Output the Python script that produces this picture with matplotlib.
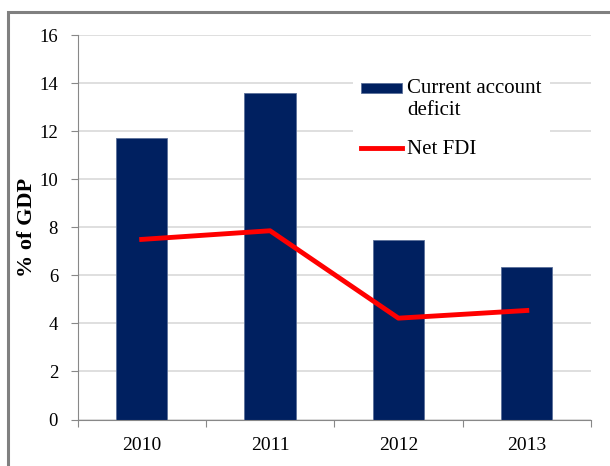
import numpy as np
import matplotlib
matplotlib.use('Agg')
import matplotlib.pyplot as plt
from matplotlib.patches import Rectangle
from matplotlib.lines import Line2D
from matplotlib.legend_handler import HandlerPatch

years = ['2010', '2011', '2012', '2013']
current_account_deficit = [11.74, 13.6, 7.47, 6.36]
net_fdi = [7.5, 7.86, 4.22, 4.54]
y_ticks = [0, 2, 4, 6, 8, 10, 12, 14, 16]

plt.rcParams['font.family'] = 'serif'
plt.rcParams['font.serif'] = ['Liberation Serif', 'DejaVu Serif']


def top_patch(legend, orig_handle, xdescent, ydescent, width, height, fontsize):
    # put the bar swatch next to the first line of a two-line label
    return Rectangle((-xdescent, -ydescent + 0.55 * fontsize), width, height)


fig = plt.figure(figsize=(6.1, 4.66), dpi=100)
ax = fig.add_axes([77.5 / 610, 1 - 419.5 / 466, 513.5 / 610, 384.2 / 466])

x = np.arange(len(years))
bars = ax.bar(x, current_account_deficit, width=0.4, color='#002060',
              edgecolor='#5a6f99', linewidth=0.6, zorder=2)
line, = ax.plot(x, net_fdi, color='#ff0000', linewidth=3.5, zorder=3)

ax.set_xlim(-0.5, 3.5)
ax.set_ylim(0, 16)
ax.set_yticks(y_ticks)
ax.tick_params(axis='y', labelsize=13.5, length=5, color='#888888', pad=9)

# category boundaries as ticks, labels in between
ax.set_xticks(np.arange(-0.5, 4, 1))
ax.set_xticklabels([])
ax.set_xticks(x, minor=True)
ax.set_xticklabels(years, minor=True)
ax.tick_params(axis='x', which='major', length=5, color='#888888')
ax.tick_params(axis='x', which='minor', length=0, labelsize=14, pad=12.5)

ax.grid(axis='y', color='#d9d9d9', linewidth=1.2, zorder=0)
ax.set_axisbelow(True)
for s in ['top', 'right']:
    ax.spines[s].set_visible(False)
for s in ['left', 'bottom']:
    ax.spines[s].set_color('#888888')
    ax.spines[s].set_linewidth(0.8)

ax.set_ylabel('% of GDP', fontsize=16, fontweight='bold', labelpad=2)

leg = ax.legend([bars[0], line], ['Current account\ndeficit', 'Net FDI'],
                loc='upper left', bbox_to_anchor=(0.536, 0.907), borderaxespad=0,
                fontsize=15, frameon=True, facecolor='white', edgecolor='none',
                framealpha=1, handlelength=1.97, handleheight=0.4,
                handletextpad=0.24, labelspacing=0.95, borderpad=0.4, fancybox=False,
                handler_map={bars[0]: HandlerPatch(patch_func=top_patch)})

# outer border of the chart area
fig.patches.append(Rectangle((8.3 / 610, -0.1), 1.2, 1 - 11.7 / 466 + 0.1,
                             transform=fig.transFigure, fill=False,
                             edgecolor='#808080', linewidth=2.2))

fig.savefig('out.png', dpi=100)
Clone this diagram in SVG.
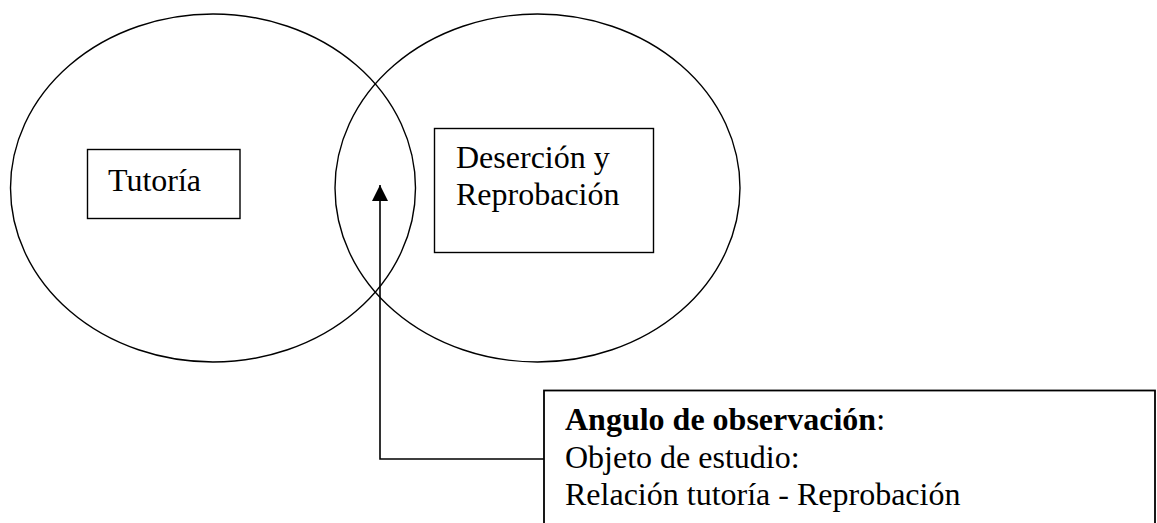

**********

TASK DIRECTIONS: Go through the listing above and write it out again exactly, dropping the pictures.

WRITTEN RESPONSE:
Output the Python script that produces this picture with matplotlib.
import numpy as np
import matplotlib
matplotlib.use('Agg')
import matplotlib.pyplot as plt
from matplotlib.patches import Rectangle
from matplotlib.lines import Line2D
from matplotlib.legend_handler import HandlerPatch

years = ['2010', '2011', '2012', '2013']
current_account_deficit = [11.74, 13.6, 7.47, 6.36]
net_fdi = [7.5, 7.86, 4.22, 4.54]
y_ticks = [0, 2, 4, 6, 8, 10, 12, 14, 16]

plt.rcParams['font.family'] = 'serif'
plt.rcParams['font.serif'] = ['Liberation Serif', 'DejaVu Serif']


def top_patch(legend, orig_handle, xdescent, ydescent, width, height, fontsize):
    # put the bar swatch next to the first line of a two-line label
    return Rectangle((-xdescent, -ydescent + 0.55 * fontsize), width, height)


fig = plt.figure(figsize=(6.1, 4.66), dpi=100)
ax = fig.add_axes([77.5 / 610, 1 - 419.5 / 466, 513.5 / 610, 384.2 / 466])

x = np.arange(len(years))
bars = ax.bar(x, current_account_deficit, width=0.4, color='#002060',
              edgecolor='#5a6f99', linewidth=0.6, zorder=2)
line, = ax.plot(x, net_fdi, color='#ff0000', linewidth=3.5, zorder=3)

ax.set_xlim(-0.5, 3.5)
ax.set_ylim(0, 16)
ax.set_yticks(y_ticks)
ax.tick_params(axis='y', labelsize=13.5, length=5, color='#888888', pad=9)

# category boundaries as ticks, labels in between
ax.set_xticks(np.arange(-0.5, 4, 1))
ax.set_xticklabels([])
ax.set_xticks(x, minor=True)
ax.set_xticklabels(years, minor=True)
ax.tick_params(axis='x', which='major', length=5, color='#888888')
ax.tick_params(axis='x', which='minor', length=0, labelsize=14, pad=12.5)

ax.grid(axis='y', color='#d9d9d9', linewidth=1.2, zorder=0)
ax.set_axisbelow(True)
for s in ['top', 'right']:
    ax.spines[s].set_visible(False)
for s in ['left', 'bottom']:
    ax.spines[s].set_color('#888888')
    ax.spines[s].set_linewidth(0.8)

ax.set_ylabel('% of GDP', fontsize=16, fontweight='bold', labelpad=2)

leg = ax.legend([bars[0], line], ['Current account\ndeficit', 'Net FDI'],
                loc='upper left', bbox_to_anchor=(0.536, 0.907), borderaxespad=0,
                fontsize=15, frameon=True, facecolor='white', edgecolor='none',
                framealpha=1, handlelength=1.97, handleheight=0.4,
                handletextpad=0.24, labelspacing=0.95, borderpad=0.4, fancybox=False,
                handler_map={bars[0]: HandlerPatch(patch_func=top_patch)})

# outer border of the chart area
fig.patches.append(Rectangle((8.3 / 610, -0.1), 1.2, 1 - 11.7 / 466 + 0.1,
                             transform=fig.transFigure, fill=False,
                             edgecolor='#808080', linewidth=2.2))

fig.savefig('out.png', dpi=100)
Clone this diagram in SVG.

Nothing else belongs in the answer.